Gerade diese Unbeirrbarkeit Knopps zieht uns die Mundwinkel mal wieder in die höheren Lagen des Gesichts. Wahrscheinlich könnte das Haus unter den Füßen weggesprengt werden – Knopp würde weitersuchen. Und diese Absurdität ist es, die uns zum Lachen animiert. Wir verlachen Knopp für die Fehler, die ihm bei seiner Suche widerfahren und freuen uns, dass wir hier schön sitzen und nur Betrachter dieser Szene sind – und wären wir selbst in der Szene gewesen, hätten wir uns natürlich viel geschickter verhalten – denken wir und übersehen dabei schon den nächsten Fettnapf, der für uns bereitsteht.

Slapstickeinheiten arbeiten oft mit dem „Schneeballeffekt“ (Bergson, S. 54-57). Denn wenn ich nur mal kurz an deinen Haaren zupfe und du bei mir daraufhin gleich sämtliche Karate-Tricks anwendest, bin ich schon sehr froh, wenn ich von meiner benachteiligten Position in Bodennähe erkenne, dass just meine Freunde um die Ecke kommen;). Wenn das man kein Schneeball mit Lawinenpotential ist!
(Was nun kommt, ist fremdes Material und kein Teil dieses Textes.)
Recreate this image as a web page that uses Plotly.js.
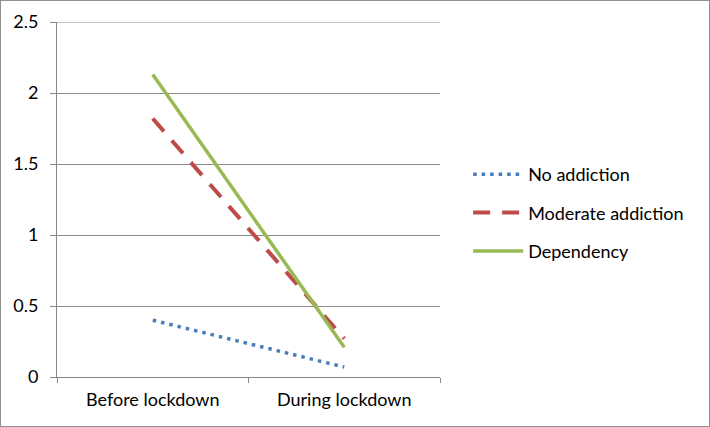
<!DOCTYPE html>
<html>
<head>
<meta charset="utf-8">
<script src="https://cdn.plot.ly/plotly-3.0.1.min.js"></script>
<style>
html,body{margin:0;padding:0;background:#fff;}
#wrap{width:710px;height:427px;box-sizing:border-box;border:1px solid #8f8f8f;}
#chart{width:708px;height:425px;}
</style>
</head>
<body>
<div id="wrap"><div id="chart"></div></div>
<script>
var categories = ["Before lockdown", "During lockdown"];
var noAddiction = [0.40, 0.07];
var moderateAddiction = [1.82, 0.27];
var dependency = [2.13, 0.21];
var yTicks = [0, 0.5, 1, 1.5, 2, 2.5];
var yTickLabels = ["0", "0.5", "1", "1.5", "2", "2.5"];

var font = "Lato, Open Sans, sans-serif";
var traces = [
  {x: categories, y: noAddiction, name: "No addiction", type: "scatter", mode: "lines", legendgroup: "a",
   line: {color: "#4a7ebb", width: 3.5, dash: "3.5px,5px"}},
  {x: categories, y: moderateAddiction, name: "Moderate addiction", type: "scatter", mode: "lines", legendgroup: "b",
   line: {color: "#be4b48", width: 4, dash: "17px,12px"}},
  {x: categories, y: dependency, name: "Dependency", type: "scatter", mode: "lines", legendgroup: "c",
   line: {color: "#98b954", width: 3.5}}
];
var layout = {
  width: 708, height: 425,
  margin: {l: 56, r: 269, t: 21, b: 49},
  paper_bgcolor: "#fff", plot_bgcolor: "#fff",
  showlegend: true,
  font: {family: font, size: 18, color: "#000"},
  xaxis: {
    type: "category", range: [-0.5, 1.5], tickson: "boundaries",
    showgrid: false, showline: true, linecolor: "#888", linewidth: 1,
    ticks: "outside", ticklen: 5, tickcolor: "#888", ticklabelstandoff: 6,
    tickfont: {family: font, size: 18, color: "#000"}, zeroline: false
  },
  yaxis: {
    range: [0, 2.5], tickvals: yTicks, ticktext: yTickLabels,
    showgrid: true, gridcolor: "#8c8c8c", gridwidth: 1,
    showline: true, linecolor: "#888", linewidth: 1,
    ticks: "outside", ticklen: 6, tickcolor: "#888", ticklabelstandoff: 8,
    tickfont: {family: font, size: 18, color: "#000"}, zeroline: false
  },
  shapes: [
    {type: "line", xref: "paper", yref: "y", x0: 0, x1: 1, y0: 2.5, y1: 2.5,
     line: {color: "#8c8c8c", width: 1}, layer: "below"}
  ],
  legend: {
    x: 1.0735, xanchor: "left", xref: "paper", y: 0.462, yanchor: "middle",
    font: {family: font, size: 18, color: "#000"},
    itemwidth: 50, tracegroupgap: 12, bgcolor: "rgba(0,0,0,0)"
  }
};
Plotly.newPlot("chart", traces, layout, {displayModeBar: false, staticPlot: true});
</script>
</body>
</html>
Auch Mickefett (dieser Bursche ist uns schon im letzten Post durch Julchens Fenster geklettert) schafft es, bei Familie Knopp den Schneeball ins Rollen zu bringen. Denn nachdem das vermeintliche Julchen sich als deren ältliche Tante entpuppt hat, kommt der Schneeball mit Tantchens Geschrei und Klingelei so richtig in Fahrt – und Familie Knopp ins Zimmer. Das Chaos, das dann angerichtet wird, sieht man hier:

 S. 314
 
Doch hat Mickefett noch Glück und kann sich aus dem sich prügelnden Haufen befreien und unerkannt zum Fenster entkommen – leider mit einer Rose zwischen den Beinen. Tja …

 S. 315
So, liebe Leute, ich wünsche euch viel Spaß beim Ausprobieren des Schneeballeffekts von Slapstickelementen – und schließt vorher eine Krankenhaustagegeldversicherung ab;).
Bis bald
eure Pebby

Bergson, Henri: Das Lachen. Ein Essay über die Bedeutung des Komischen. Zürich: Die Arche 1972.
Brüning, Petra: Die Knopp-Show bei Wilhelm Busch. Funktionsweisen der Komik in Wilhelm Buschs Knopp-Trilogie. Hamburg: Diplomica 2013.
Busch, Wilhelm: Sämtliche Werke II. Was beliebt ist auch erlaubt. Hrsg. von Rolf Hochhuth. München: Bertelsmann 1982.
Klotz, Volker: Was gibt’s bei Wilhelm Busch zu lachen? In: Die boshafte Heiterkeit des Wilhelm Busch. Hrsg. von Michael Vogt. Bielefeld: Aistesis 1988. S. 11-49.
Wilpert, Gero von: Sachwörterbuch der Literatur. 8. verb. Auflage. Stuttgart: Kröner 2001.